(Code that draws figures)
'''

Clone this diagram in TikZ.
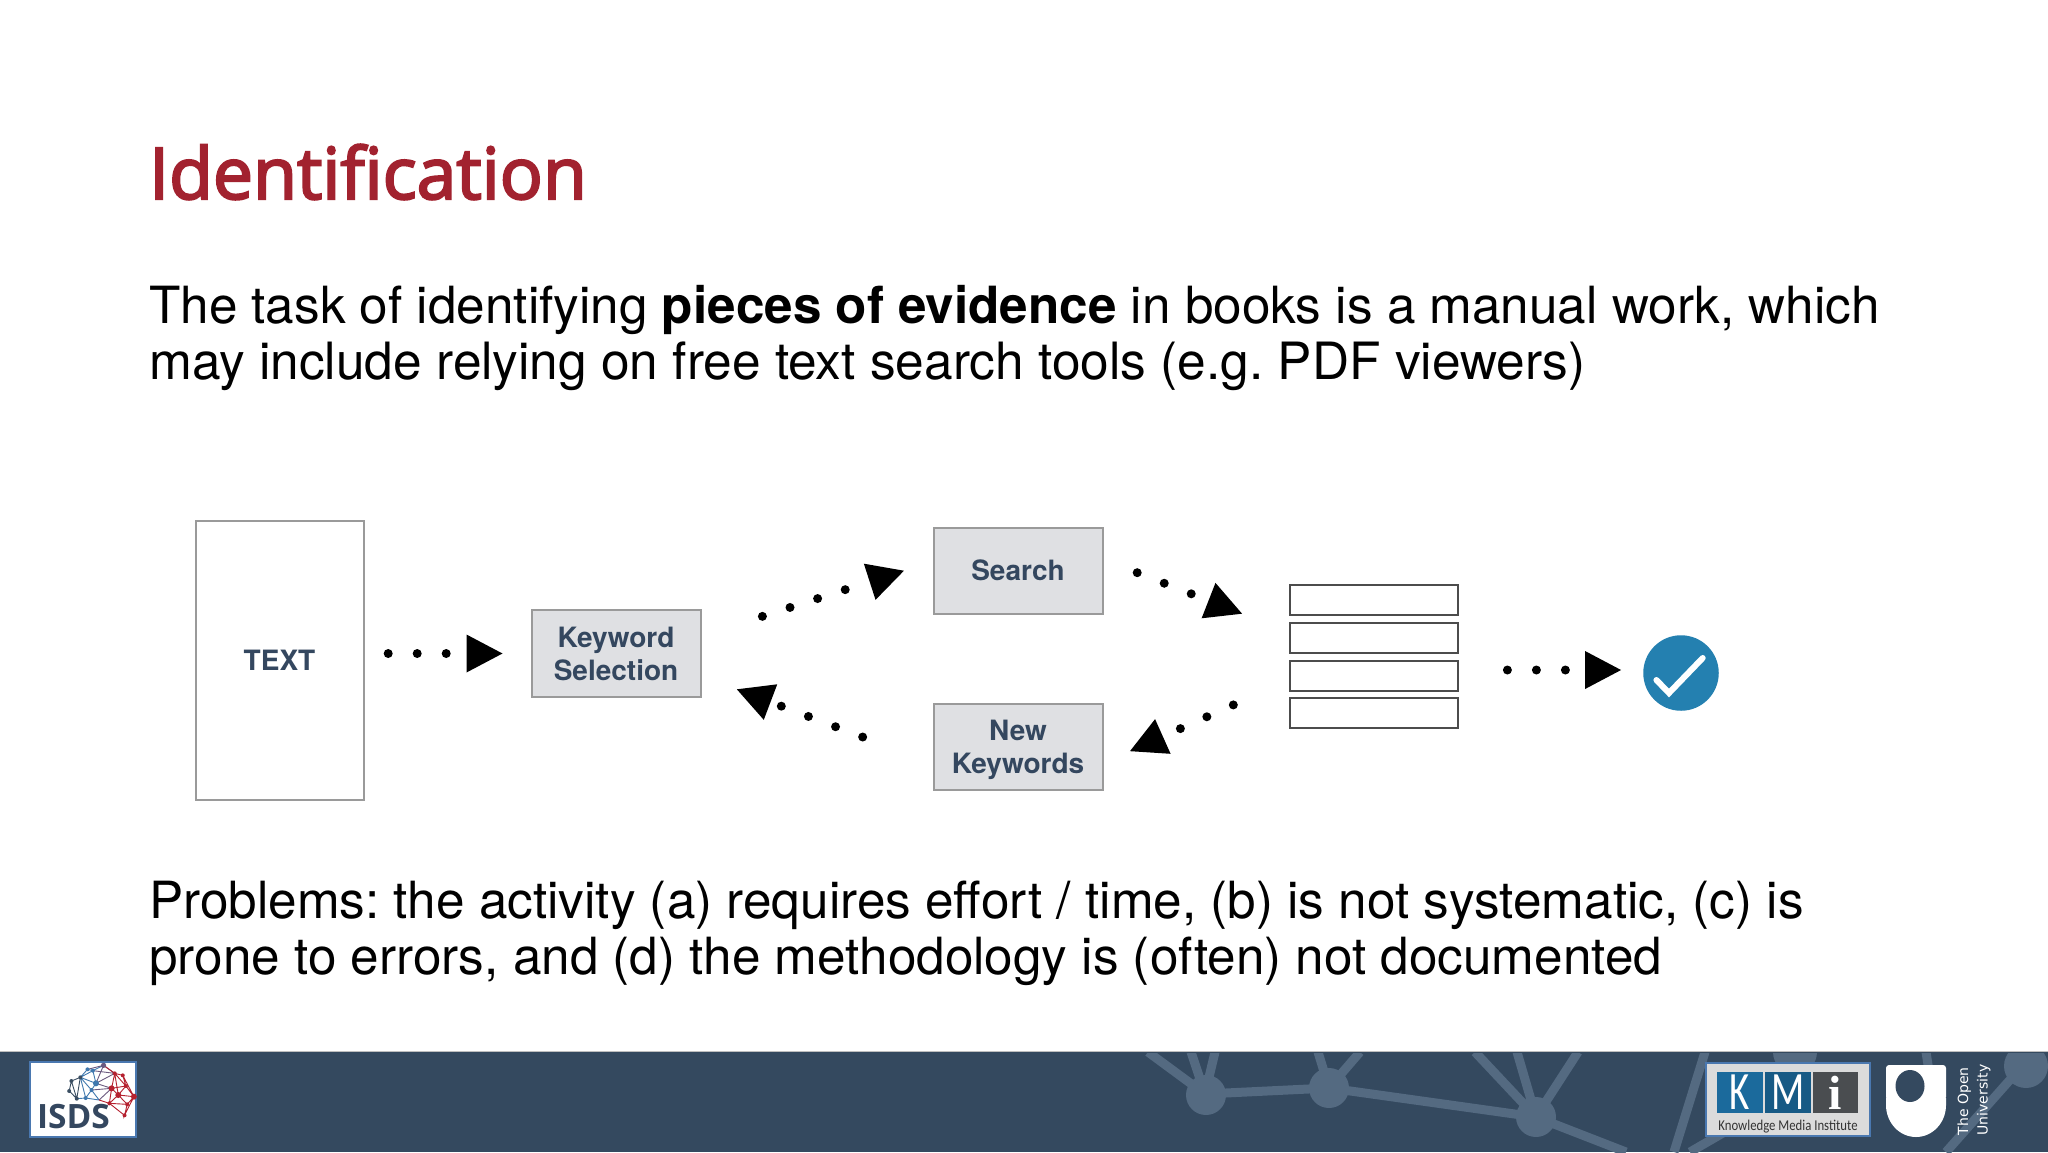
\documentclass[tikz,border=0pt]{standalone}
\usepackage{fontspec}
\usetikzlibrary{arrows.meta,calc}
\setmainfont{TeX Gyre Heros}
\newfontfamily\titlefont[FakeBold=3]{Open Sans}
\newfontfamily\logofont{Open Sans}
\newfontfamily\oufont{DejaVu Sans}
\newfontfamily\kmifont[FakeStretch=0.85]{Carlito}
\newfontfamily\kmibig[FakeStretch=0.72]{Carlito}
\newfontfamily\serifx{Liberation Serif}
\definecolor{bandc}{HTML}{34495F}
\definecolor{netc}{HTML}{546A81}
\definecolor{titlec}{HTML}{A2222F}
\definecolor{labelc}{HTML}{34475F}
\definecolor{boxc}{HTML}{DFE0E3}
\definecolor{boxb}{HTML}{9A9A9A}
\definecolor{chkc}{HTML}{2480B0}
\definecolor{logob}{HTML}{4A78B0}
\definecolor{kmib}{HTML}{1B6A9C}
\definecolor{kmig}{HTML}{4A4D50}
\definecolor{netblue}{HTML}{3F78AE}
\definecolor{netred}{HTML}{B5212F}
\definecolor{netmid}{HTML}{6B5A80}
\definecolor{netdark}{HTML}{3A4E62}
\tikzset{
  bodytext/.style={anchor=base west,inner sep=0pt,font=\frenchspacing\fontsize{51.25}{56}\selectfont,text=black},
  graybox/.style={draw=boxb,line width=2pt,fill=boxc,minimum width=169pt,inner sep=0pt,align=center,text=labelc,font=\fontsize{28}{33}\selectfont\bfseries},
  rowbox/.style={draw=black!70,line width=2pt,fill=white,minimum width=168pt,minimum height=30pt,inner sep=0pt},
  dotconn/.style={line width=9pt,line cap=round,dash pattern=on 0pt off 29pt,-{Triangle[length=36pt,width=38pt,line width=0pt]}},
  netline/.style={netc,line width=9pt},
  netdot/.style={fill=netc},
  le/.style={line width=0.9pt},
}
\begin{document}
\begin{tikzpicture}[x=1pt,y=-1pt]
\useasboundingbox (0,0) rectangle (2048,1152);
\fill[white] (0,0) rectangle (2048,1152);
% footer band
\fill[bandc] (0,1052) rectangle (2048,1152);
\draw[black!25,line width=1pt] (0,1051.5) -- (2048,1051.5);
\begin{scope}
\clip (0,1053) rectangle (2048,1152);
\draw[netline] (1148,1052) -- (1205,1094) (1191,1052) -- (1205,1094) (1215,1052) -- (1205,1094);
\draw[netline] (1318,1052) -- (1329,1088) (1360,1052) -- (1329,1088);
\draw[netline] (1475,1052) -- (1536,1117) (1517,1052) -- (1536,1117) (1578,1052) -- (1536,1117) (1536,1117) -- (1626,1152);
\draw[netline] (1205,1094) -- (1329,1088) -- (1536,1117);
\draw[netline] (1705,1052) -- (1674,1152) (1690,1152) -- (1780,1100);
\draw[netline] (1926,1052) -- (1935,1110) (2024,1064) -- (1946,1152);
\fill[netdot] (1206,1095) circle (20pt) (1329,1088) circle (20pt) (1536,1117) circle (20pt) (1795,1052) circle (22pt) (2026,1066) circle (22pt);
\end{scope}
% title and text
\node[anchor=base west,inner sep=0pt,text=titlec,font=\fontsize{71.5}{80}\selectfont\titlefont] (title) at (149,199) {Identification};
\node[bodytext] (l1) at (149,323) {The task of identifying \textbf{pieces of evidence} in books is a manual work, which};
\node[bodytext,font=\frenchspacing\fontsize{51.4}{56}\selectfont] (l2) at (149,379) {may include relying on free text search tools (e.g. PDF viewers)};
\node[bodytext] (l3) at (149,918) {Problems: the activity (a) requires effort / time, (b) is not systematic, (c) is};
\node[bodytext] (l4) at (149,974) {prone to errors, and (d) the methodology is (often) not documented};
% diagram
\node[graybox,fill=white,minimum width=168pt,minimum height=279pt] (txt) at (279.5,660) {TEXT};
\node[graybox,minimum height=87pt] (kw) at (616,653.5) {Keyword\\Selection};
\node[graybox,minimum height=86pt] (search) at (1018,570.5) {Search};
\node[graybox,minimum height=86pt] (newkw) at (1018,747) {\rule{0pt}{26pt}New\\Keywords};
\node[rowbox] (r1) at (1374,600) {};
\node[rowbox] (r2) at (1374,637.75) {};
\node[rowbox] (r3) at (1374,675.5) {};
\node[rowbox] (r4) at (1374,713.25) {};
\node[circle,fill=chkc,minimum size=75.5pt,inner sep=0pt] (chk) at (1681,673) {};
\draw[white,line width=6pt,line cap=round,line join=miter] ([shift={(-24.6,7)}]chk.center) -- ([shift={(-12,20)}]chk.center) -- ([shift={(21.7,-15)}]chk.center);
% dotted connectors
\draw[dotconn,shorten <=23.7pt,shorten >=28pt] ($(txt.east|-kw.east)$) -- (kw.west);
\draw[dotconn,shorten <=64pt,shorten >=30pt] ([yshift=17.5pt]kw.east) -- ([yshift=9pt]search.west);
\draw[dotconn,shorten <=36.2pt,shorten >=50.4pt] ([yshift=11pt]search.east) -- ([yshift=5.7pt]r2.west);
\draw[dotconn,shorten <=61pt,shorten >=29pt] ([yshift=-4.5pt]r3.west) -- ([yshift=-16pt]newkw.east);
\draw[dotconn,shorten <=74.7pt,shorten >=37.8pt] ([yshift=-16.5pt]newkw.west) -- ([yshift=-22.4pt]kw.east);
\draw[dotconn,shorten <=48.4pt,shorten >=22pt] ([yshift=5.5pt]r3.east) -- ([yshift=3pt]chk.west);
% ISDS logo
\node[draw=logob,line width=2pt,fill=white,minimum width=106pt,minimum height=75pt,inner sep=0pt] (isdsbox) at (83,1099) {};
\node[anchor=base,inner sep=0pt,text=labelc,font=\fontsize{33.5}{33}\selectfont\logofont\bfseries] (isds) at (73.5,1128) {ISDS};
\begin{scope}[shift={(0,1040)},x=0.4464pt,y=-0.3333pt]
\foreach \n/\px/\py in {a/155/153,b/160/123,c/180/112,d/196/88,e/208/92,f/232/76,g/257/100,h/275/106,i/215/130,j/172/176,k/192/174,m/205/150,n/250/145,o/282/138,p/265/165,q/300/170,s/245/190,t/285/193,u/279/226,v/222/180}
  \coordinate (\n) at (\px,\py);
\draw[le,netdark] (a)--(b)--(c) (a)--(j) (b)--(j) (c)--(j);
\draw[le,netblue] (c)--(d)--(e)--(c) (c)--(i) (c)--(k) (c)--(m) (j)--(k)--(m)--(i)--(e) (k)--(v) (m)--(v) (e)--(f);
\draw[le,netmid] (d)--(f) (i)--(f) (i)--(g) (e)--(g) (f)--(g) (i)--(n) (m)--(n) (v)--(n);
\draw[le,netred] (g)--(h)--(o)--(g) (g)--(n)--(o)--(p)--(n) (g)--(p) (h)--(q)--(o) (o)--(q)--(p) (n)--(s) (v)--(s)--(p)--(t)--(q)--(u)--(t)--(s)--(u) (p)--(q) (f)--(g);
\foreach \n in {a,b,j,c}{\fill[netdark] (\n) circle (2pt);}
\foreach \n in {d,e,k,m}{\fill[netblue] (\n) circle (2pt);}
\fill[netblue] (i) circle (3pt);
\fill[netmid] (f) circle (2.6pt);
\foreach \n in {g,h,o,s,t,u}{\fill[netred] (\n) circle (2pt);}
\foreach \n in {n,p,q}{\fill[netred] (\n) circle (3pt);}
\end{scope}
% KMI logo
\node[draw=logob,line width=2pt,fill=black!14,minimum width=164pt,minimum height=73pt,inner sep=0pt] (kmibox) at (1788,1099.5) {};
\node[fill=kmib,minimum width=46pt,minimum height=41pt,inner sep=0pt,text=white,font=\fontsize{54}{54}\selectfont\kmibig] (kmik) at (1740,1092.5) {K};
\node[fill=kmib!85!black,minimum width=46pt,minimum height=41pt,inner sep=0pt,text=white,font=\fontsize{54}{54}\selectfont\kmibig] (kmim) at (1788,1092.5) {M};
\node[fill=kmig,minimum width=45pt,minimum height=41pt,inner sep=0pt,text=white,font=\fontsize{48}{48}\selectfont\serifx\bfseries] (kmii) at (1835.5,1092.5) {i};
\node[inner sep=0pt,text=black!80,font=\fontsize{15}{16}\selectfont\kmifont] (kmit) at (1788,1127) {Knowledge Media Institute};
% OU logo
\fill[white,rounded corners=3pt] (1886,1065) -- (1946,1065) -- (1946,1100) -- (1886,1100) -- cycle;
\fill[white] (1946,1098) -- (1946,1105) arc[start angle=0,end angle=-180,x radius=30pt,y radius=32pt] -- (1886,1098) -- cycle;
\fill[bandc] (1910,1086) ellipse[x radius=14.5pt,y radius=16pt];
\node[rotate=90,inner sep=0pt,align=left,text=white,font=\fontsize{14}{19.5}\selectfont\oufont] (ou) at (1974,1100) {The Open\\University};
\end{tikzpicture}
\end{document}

'''
'''

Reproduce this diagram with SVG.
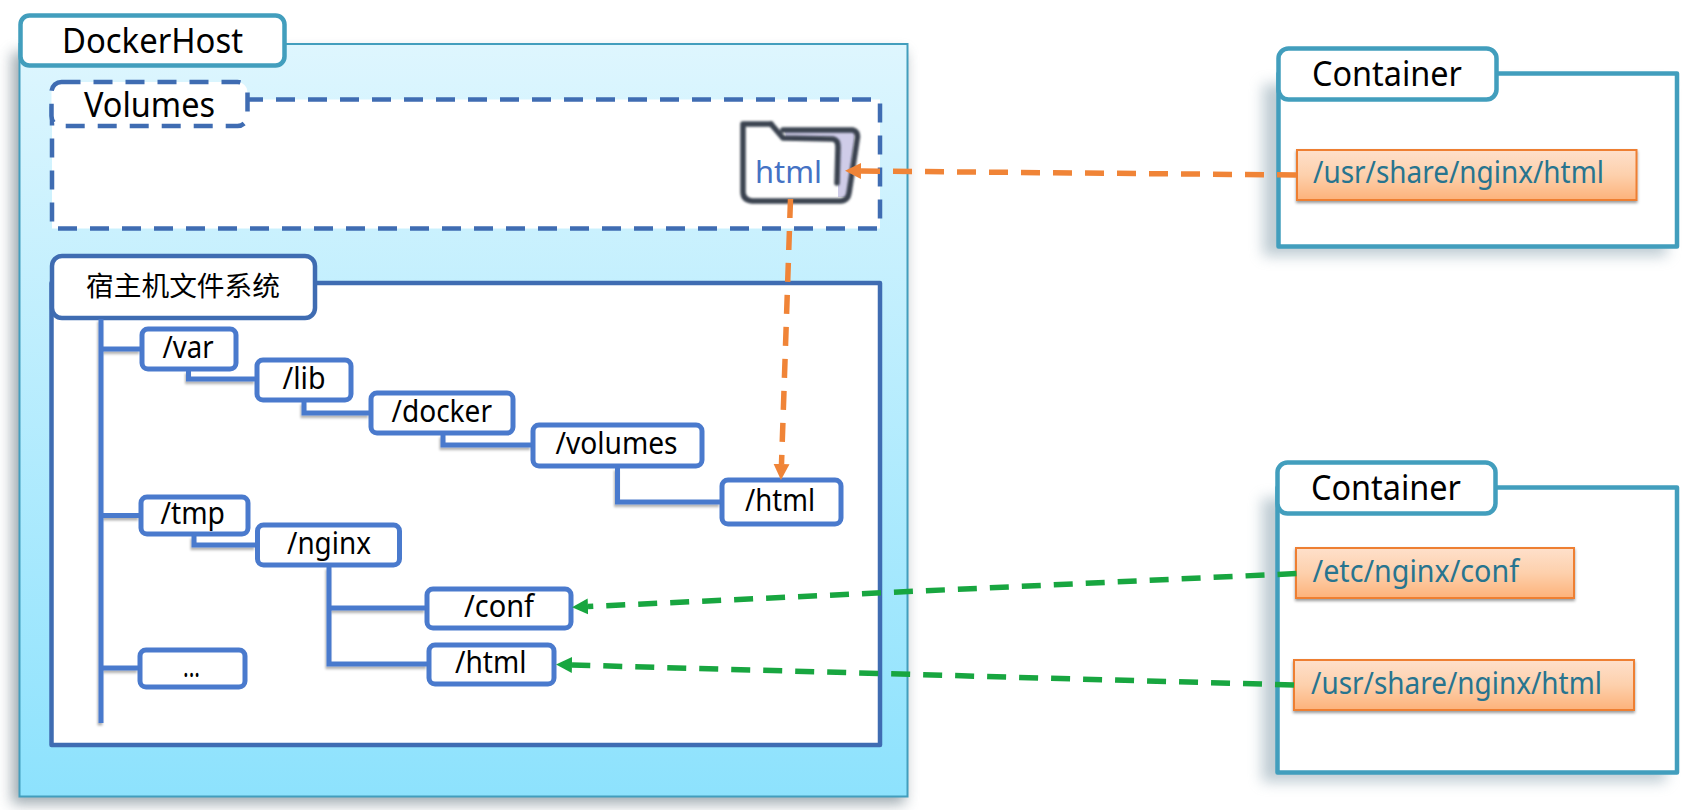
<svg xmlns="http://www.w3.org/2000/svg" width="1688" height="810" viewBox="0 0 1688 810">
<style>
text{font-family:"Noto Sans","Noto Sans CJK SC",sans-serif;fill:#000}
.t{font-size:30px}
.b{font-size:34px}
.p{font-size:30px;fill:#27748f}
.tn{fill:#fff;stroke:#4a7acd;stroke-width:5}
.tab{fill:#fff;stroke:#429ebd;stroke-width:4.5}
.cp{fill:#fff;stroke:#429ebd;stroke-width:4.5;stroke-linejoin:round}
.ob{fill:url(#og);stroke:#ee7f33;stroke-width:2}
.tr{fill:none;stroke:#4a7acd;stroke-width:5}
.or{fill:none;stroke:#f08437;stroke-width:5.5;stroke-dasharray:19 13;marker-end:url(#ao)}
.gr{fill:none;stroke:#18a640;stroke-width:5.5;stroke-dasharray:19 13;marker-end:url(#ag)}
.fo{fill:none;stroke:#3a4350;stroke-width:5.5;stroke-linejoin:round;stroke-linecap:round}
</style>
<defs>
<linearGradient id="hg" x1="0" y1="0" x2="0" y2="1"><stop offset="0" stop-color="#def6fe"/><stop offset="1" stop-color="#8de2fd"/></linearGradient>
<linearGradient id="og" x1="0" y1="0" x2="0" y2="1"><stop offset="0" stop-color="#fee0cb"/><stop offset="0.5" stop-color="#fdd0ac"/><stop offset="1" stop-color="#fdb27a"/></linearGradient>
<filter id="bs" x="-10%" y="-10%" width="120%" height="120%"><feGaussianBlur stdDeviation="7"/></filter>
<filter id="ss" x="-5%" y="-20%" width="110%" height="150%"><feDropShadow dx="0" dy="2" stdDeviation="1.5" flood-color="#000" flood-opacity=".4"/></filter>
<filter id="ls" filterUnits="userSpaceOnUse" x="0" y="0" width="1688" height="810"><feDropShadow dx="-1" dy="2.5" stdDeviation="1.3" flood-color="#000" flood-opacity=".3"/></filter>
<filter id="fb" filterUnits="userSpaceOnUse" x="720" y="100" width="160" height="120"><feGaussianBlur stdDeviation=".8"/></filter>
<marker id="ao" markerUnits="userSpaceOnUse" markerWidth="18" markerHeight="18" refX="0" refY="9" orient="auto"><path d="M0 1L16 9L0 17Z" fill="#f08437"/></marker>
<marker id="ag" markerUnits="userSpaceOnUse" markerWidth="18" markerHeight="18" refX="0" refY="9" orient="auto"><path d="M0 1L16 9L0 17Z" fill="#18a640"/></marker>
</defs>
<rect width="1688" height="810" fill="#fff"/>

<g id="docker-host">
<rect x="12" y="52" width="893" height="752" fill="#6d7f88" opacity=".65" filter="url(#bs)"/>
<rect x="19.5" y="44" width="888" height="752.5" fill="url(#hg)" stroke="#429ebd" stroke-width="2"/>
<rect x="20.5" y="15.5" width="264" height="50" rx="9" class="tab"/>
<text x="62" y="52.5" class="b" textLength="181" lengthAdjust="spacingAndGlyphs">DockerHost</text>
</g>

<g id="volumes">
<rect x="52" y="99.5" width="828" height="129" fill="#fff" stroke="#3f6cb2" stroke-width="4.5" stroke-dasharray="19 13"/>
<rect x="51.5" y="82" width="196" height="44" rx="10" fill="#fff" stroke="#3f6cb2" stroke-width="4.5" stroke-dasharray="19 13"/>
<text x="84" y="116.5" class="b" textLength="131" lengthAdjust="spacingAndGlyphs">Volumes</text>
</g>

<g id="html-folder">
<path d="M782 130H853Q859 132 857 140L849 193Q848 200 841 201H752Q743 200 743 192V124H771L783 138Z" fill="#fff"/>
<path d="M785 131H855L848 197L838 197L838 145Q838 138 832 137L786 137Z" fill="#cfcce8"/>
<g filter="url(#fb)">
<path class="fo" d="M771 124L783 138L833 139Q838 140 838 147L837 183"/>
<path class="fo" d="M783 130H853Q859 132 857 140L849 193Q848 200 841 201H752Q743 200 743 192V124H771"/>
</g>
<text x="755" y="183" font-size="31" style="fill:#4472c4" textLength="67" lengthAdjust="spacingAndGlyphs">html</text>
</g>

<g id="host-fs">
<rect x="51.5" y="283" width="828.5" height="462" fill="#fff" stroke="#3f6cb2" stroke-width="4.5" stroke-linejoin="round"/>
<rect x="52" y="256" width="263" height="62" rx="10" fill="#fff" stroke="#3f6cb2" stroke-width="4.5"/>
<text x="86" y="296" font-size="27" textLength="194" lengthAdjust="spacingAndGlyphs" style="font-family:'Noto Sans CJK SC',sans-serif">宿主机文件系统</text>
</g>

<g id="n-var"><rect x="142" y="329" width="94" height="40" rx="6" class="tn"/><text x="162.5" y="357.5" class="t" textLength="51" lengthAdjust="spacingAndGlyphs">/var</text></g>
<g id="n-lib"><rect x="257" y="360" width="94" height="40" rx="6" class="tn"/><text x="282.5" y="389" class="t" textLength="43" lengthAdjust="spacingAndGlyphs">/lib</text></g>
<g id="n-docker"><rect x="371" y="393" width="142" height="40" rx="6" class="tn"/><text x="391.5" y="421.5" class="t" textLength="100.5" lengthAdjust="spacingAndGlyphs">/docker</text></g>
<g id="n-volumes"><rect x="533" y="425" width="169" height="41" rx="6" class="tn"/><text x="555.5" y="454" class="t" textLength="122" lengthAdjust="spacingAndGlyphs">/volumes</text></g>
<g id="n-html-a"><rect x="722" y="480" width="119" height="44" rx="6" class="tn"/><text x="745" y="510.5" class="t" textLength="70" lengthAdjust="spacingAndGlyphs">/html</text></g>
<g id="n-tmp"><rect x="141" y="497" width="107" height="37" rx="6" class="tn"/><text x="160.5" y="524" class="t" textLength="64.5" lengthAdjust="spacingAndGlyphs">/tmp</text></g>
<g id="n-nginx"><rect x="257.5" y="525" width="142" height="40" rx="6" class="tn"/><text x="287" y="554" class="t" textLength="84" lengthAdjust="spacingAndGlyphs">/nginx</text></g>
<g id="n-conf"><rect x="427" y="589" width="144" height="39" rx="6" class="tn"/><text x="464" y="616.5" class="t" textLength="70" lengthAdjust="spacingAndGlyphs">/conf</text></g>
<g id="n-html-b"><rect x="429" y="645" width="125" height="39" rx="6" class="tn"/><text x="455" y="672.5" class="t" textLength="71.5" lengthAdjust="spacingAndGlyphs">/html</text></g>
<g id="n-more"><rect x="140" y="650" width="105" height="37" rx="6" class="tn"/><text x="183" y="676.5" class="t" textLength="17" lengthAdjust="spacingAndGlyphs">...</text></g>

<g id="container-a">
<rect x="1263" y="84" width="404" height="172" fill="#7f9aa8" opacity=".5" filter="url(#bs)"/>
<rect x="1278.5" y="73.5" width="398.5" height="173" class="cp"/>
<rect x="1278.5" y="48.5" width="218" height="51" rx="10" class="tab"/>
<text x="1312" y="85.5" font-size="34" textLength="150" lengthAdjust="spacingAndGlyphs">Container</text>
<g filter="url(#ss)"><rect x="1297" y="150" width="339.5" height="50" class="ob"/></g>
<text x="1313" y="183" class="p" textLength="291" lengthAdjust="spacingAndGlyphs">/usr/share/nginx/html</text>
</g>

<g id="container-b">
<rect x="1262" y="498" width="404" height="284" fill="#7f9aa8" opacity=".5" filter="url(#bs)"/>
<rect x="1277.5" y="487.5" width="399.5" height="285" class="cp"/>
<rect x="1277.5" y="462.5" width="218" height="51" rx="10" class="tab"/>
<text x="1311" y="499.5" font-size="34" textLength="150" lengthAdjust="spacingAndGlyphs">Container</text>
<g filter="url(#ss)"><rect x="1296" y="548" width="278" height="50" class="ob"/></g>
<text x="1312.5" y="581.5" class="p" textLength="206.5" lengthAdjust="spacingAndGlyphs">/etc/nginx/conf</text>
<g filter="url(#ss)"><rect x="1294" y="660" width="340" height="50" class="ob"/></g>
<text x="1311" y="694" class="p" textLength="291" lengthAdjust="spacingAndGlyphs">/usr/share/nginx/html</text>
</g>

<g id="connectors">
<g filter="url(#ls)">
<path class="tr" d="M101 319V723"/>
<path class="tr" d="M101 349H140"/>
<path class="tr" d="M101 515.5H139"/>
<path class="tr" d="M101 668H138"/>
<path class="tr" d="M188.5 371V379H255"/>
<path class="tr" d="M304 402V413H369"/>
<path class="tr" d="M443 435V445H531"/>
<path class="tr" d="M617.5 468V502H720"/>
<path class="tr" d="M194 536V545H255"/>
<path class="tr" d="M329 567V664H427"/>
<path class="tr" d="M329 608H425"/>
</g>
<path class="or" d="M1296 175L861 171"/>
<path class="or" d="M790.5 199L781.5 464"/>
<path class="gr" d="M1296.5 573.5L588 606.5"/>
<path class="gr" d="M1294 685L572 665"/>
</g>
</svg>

'''

Look through the records and gather every line containing "diagram".

# OUTPUT FOR THIS EXERCISE:
Clone this diagram in TikZ.
% diagram
Reproduce this diagram with SVG.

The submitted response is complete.